The ACLU lawsuit comes on the same day the RIAA announced another 63 people have settled copyright infringement suits with the music industry. All were accused of illegally downloading more than 1,000 songs through peer-to-peer (P2P) networks.

The amount of the settlements were not disclosed by the RIAA, but an earlier settlement with the parents of a 12-year-old accused of illegally downloading music files was $2,000.

Monday’s announcement brings the total number of settlements to 64. Of the total settlements, according to the RIAA, 12 were pre-litigation, meaning individuals who were identified as offering significant amounts of music files and had their information subpoenaed from their ISP, but not had been sued.

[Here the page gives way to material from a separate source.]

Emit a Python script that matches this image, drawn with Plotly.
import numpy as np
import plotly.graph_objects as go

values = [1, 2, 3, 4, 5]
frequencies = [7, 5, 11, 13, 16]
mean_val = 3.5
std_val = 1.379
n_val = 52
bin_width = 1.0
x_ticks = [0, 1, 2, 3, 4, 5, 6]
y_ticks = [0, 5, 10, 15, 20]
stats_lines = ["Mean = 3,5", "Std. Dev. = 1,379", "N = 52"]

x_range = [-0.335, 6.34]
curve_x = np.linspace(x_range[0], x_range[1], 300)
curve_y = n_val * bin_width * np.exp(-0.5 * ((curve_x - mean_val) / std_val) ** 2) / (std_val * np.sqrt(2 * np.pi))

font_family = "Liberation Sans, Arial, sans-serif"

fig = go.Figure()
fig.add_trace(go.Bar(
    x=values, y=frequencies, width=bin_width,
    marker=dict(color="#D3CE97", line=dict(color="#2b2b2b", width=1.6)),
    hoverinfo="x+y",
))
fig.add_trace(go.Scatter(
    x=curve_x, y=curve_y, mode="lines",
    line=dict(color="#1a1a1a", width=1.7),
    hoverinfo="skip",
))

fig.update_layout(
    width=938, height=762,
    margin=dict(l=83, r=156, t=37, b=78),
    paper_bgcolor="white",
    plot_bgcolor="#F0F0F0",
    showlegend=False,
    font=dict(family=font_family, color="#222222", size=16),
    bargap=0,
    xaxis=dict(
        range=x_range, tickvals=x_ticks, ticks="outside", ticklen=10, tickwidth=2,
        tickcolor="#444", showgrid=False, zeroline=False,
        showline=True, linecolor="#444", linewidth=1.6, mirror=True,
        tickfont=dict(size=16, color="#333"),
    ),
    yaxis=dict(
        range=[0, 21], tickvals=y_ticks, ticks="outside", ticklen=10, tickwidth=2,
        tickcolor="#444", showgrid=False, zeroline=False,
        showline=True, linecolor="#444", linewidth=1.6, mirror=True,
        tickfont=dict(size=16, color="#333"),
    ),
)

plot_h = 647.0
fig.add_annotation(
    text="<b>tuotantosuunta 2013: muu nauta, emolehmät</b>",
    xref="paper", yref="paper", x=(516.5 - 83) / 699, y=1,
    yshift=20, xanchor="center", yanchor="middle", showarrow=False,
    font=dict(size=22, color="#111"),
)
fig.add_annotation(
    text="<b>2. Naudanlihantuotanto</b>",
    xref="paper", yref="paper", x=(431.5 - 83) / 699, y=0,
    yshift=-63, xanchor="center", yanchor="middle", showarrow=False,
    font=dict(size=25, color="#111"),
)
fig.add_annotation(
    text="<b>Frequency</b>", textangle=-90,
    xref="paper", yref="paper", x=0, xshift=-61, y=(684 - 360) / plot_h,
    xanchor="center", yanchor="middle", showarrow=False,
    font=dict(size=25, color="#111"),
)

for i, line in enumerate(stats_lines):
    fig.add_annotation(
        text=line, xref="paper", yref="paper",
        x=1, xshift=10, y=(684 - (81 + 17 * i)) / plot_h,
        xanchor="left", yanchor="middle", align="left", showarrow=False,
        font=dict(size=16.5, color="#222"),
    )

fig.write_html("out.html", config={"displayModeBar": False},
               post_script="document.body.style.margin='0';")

Additionally, the RIAA said it received 838 affidavits for its “Clean Slate” program, which offers amnesty to P2P network users who voluntarily identify themselves and pledge to stop illegally sharing music on the Internet. The amnesty program has been attacked as misleading and in California, a lawsuit has been filed claiming the program is a deceptive trade practice.

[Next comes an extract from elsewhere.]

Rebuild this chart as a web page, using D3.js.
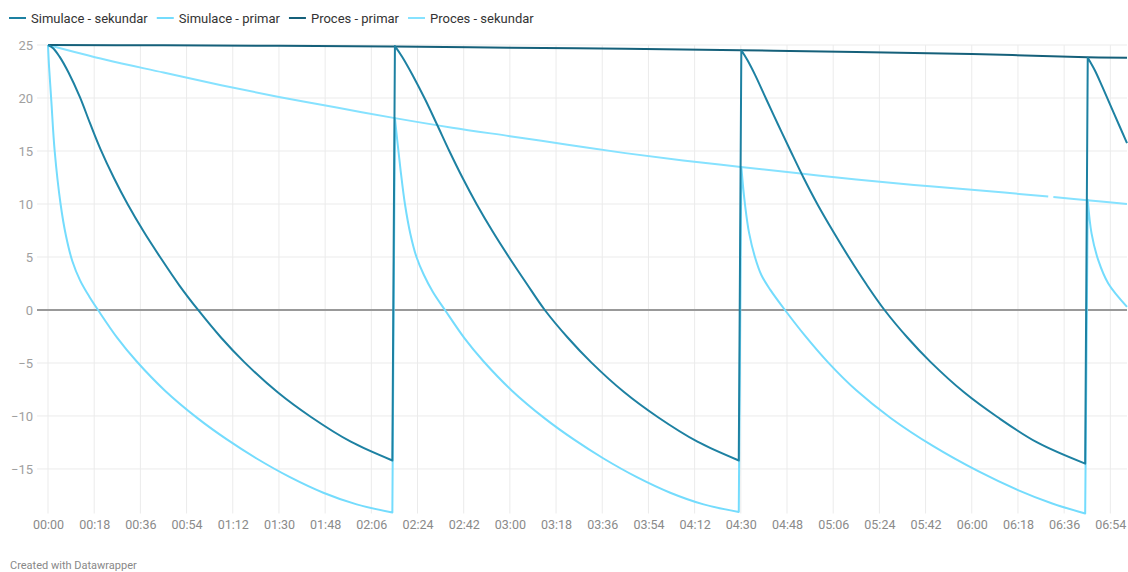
<!DOCTYPE html>
<html>
<head>
<meta charset="utf-8">
<script src="https://cdn.jsdelivr.net/npm/d3@7"></script>
<style>
  body { margin: 0; background: #fff; font-family: Roboto, "Noto Sans", sans-serif; }
</style>
</head>
<body>
<div id="chart"></div>
<script>
// legend order
var seriesNames = ['Simulace - sekundar', 'Simulace - primar', 'Proces - primar', 'Proces - sekundar'];
var seriesColors = ['#1d81a2', '#74dcfd', '#15607a', '#86e2ff'];

var xTickLabels = ['00:00', '00:18', '00:36', '00:54', '01:12', '01:30', '01:48', '02:06', '02:24', '02:42', '03:00', '03:18',
                   '03:36', '03:54', '04:12', '04:30', '04:48', '05:06', '05:24', '05:42', '06:00', '06:18', '06:36', '06:54'];
var yTicks = [25, 20, 15, 10, 5, 0, -5, -10, -15];

// minutes from start -> value
var simSekMin = [0, 2, 4.5, 8, 12.4, 16.4, 20.4, 25.7, 31, 37.4, 43.8, 51.1, 58.5, 67.5, 76.5, 89.5, 102.5, 118, 134.2,
  135.2, 138, 142, 146.9, 151.6, 156.4, 161.7, 167, 173.3, 179.6, 186.5, 193.6, 202.6, 211.6, 224.6, 237.6, 253.1, 269.2,
  270.2, 272.5, 275.5, 279.7, 284.5, 289.4, 294.5, 299.8, 306, 312.3, 319, 326, 335, 344, 357, 370, 385.5, 404.2,
  405.2, 408, 411, 415.5, 420.5];
var simSekVal = [25, 24.7, 23.9, 22.4, 20.1, 17.6, 15.2, 12.45, 10, 7.35, 4.95, 2.35, 0, -2.62, -4.92, -7.77, -10.1, -12.43, -14.2,
  24.9, 23.9, 22.2, 19.9, 17.5, 15, 12.4, 10, 7.4, 5, 2.5, 0, -2.62, -4.92, -7.77, -10.1, -12.43, -14.2,
  24.5, 23.6, 22.2, 20, 17.5, 15, 12.45, 10, 7.4, 4.9, 2.4, 0, -2.62, -4.92, -7.77, -10.1, -12.5, -14.5,
  23.8, 22.6, 21.0, 18.5, 15.75];

var simPrimMin = [0, 0.4, 1.3, 2.6, 4.9, 7, 9.5, 12.5, 16, 19.5, 27, 34.5, 45.5, 58.5, 70, 81.3, 94.3, 107.3, 120.3, 134.2,
  135.2, 136.2, 137.4, 139.1, 141.2, 143.6, 146.5, 150, 154.7, 162.2, 169.7, 180.7, 193.7, 205.2, 216.5, 229.5, 242.5, 255.5, 269.2,
  270.2, 270.9, 271.6, 273.2, 275.5, 278, 281.5, 287.2, 295, 304, 315, 328.5, 345, 362.5, 378, 391.1, 404.2,
  405.2, 406.7, 409.3, 413.2, 420.5];
var simPrimVal = [25, 23, 19.7, 15, 10, 7, 4.6, 2.8, 1.3, 0, -2.63, -4.84, -7.59, -10.25, -12.26, -14.01, -15.77, -17.24, -18.34, -19.1,
  18.1, 15.8, 13.2, 10, 7.2, 5, 3.3, 1.7, 0, -2.63, -4.84, -7.59, -10.25, -12.26, -14.01, -15.77, -17.24, -18.34, -19.05,
  13.5, 11.6, 10, 7.3, 5, 3.3, 1.9, 0, -2.42, -4.94, -7.58, -10.21, -12.85, -15.21, -16.99, -18.23, -19.2,
  10.4, 7.2, 4.7, 2.5, 0.3];

var procPrimMin = [0, 45, 90, 135, 180, 225, 270, 315, 360, 405, 420.5];
var procPrimVal = [25, 24.97, 24.93, 24.85, 24.75, 24.65, 24.5, 24.35, 24.15, 23.85, 23.8];

var procSekMin = [0, 22.5, 45, 67.5, 90, 112.5, 135.2, 157.5, 180, 202.5, 225, 247.5, 270, 292.5, 315, 337.5, 360, 389.8, 390.8, 391.8, 405, 420.5];
var procSekVal = [25, 23.6, 22.4, 21.2, 20.1, 19.1, 18.1, 17.2, 16.4, 15.6, 14.8, 14.1, 13.5, 12.9, 12.3, 11.8, 11.35, 10.7, null, 10.65, 10.35, 10.0];

var width = 1128,
    height = 572,
    margin = { top: 45, right: 1, bottom: 58.5, left: 48 };

function toMinutes(label) {
  var p = label.split(':');
  return +p[0] * 60 + +p[1];
}

function zip(mins, vals) {
  return mins.map(function(m, i) { return { t: m, v: vals[i] }; });
}

// cut a series where it jumps back up, so the curve does not bend around the jump
function splitRuns(values) {
  var runs = [[values[0]]];
  for (var i = 1; i < values.length; i++) {
    var a = values[i - 1], b = values[i];
    if (a.v !== null && b.v !== null && b.v - a.v > 5) runs.push([]);
    runs[runs.length - 1].push(b);
  }
  return runs;
}

var series = [
  { name: seriesNames[0], color: seriesColors[0], values: zip(simSekMin, simSekVal) },
  { name: seriesNames[1], color: seriesColors[1], values: zip(simPrimMin, simPrimVal) },
  { name: seriesNames[2], color: seriesColors[2], values: zip(procPrimMin, procPrimVal) },
  { name: seriesNames[3], color: seriesColors[3], values: zip(procSekMin, procSekVal) }
];

var x = d3.scaleLinear().domain([0, 420.5]).range([margin.left, width - margin.right]),
    y = d3.scaleLinear().domain([-19.2, 25]).range([height - margin.bottom, margin.top]);

var svg = d3.select('#chart').append('svg')
    .attr('width', width)
    .attr('height', height)
    .style('font-family', 'Roboto, sans-serif');

// vertical grid
svg.append('g').selectAll('line')
    .data(xTickLabels)
    .enter().append('line')
    .attr('x1', function(d) { return x(toMinutes(d)); })
    .attr('x2', function(d) { return x(toMinutes(d)); })
    .attr('y1', margin.top)
    .attr('y2', height - margin.bottom)
    .attr('stroke', '#ebebeb')
    .attr('stroke-width', 1);

// horizontal grid
svg.append('g').selectAll('line')
    .data(yTicks)
    .enter().append('line')
    .attr('x1', 37)
    .attr('x2', width - margin.right)
    .attr('y1', function(d) { return y(d); })
    .attr('y2', function(d) { return y(d); })
    .attr('stroke', function(d) { return d === 0 ? '#999' : '#ebebeb'; })
    .attr('stroke-width', function(d) { return d === 0 ? 2 : 1; });

// y axis labels
var yAxis = svg.append('g')
    .attr('transform', 'translate(37,0)')
    .call(d3.axisLeft(y).tickValues(yTicks).tickSize(0).tickPadding(4).tickFormat(d3.format('d')));
yAxis.select('.domain').remove();
yAxis.selectAll('text').attr('fill', '#a0a0a0').style('font-size', '13px').style('font-family', 'Roboto, sans-serif');

// x axis labels
var xAxis = svg.append('g')
    .attr('transform', 'translate(0,' + (height - margin.bottom) + ')')
    .call(d3.axisBottom(x)
      .tickValues(xTickLabels.map(toMinutes))
      .tickSize(0)
      .tickPadding(7)
      .tickFormat(function(d, i) { return xTickLabels[i]; }));
xAxis.select('.domain').remove();
xAxis.selectAll('text').attr('fill', '#8a8a8a').style('font-size', '12.5px').style('font-family', 'Roboto, sans-serif');

// lines, first legend entry ends up on top
var line = d3.line()
    .defined(function(d) { return d.v !== null; })
    .x(function(d) { return x(d.t); })
    .y(function(d) { return y(d.v); })
    .curve(d3.curveCatmullRom.alpha(0.5));

function pathFor(values) {
  // each run is smooth, the jumps between runs are straight segments
  return splitRuns(values).map(function(run, i) {
    var p = line(run);
    return i ? p.replace(/^M/, 'L') : p;
  }).join('');
}

svg.append('g').attr('class', 'lines').selectAll('path')
    .data(series.slice().reverse())
    .enter().append('path')
    .attr('d', function(d) { return pathFor(d.values); })
    .attr('fill', 'none')
    .attr('stroke', function(d) { return d.color; })
    .attr('stroke-width', 2)
    .attr('stroke-linejoin', 'round');

// legend
var legend = svg.append('g').attr('class', 'legend');
var lx = 9;
series.forEach(function(s) {
  legend.append('line')
      .attr('x1', lx).attr('x2', lx + 17)
      .attr('y1', 18).attr('y2', 18)
      .attr('stroke', s.color)
      .attr('stroke-width', 2);
  var t = legend.append('text')
      .attr('x', lx + 22)
      .attr('y', 22.5)
      .attr('fill', '#333')
      .style('font-size', '13px')
      .text(s.name);
  lx += 22 + t.node().getComputedTextLength() + 9;
});

// footer
svg.append('text')
    .attr('x', 10)
    .attr('y', 569)
    .attr('fill', '#888')
    .style('font-size', '11px')
    .text('Created with Datawrapper');
</script>
</body>
</html>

One suit against a 66-year-old Boston grandmother, accused of downloading more than 2,000 songs, was dropped when it was disclosed her only computer is a Macintosh, which is incapable of running the P2P network software she was accused of using to pilfer such songs as rapper Trick Daddy’s “I’m a Thug.”

Another suit is being contested on the constitutionality of DMCA subpoenas. The attorney for a New York woman known only by her online name of “NYCfashiongirl,” claims the RIAA violated state and federal laws in securing her online name and IP address through its search P2P networks looking for possible music pirates.

Verizon and SBC are also challenging the constitutionality of the subpoenas. On Sept. 16, the three-panel U.S. Court of Appeals for the District of Columbia heard arguments in the case that both sides predict will eventually make its way to the Supreme Court.

Also on Monday, a new P2P industry trade group issued a code of conduct for its members. P2P United, whose members include the popular file sharing networks Grokster and Morpheus, said the code requires member companies to warn customers about illegal file-sharing.

The code of conduct also mandates that members provide an easy way to uninstall P2P software and to help parents find ways to keep children from engaging in file-swapping.

Additionally, P2P United called on Congress to appeal the DMCA subpoena power.

“It’s long past time for the ‘Tyrannosaurical’ recording industry to stop blaming — and suing — its customers to cover up the industry’s own glaring failure to adapt yet again to a new technology — one that should already have been making millions for it and for the average artist whom it still hypocritically claims to speak for,” said Adam Eisgrau, P2P United’s executive director.

The RIAA was unimpressed with the effort.

“It is refreshing to see that P2P United is acknowledging that their members should be more active in educating their users about the consequences of illegal file sharing that is rampant on their networks as well as the other risks these networks pose to personal privacy and security,” the RIAA said in a statement. “But, let’s face it, they need to do a whole lot more before they can claim to be legitimate businesses.”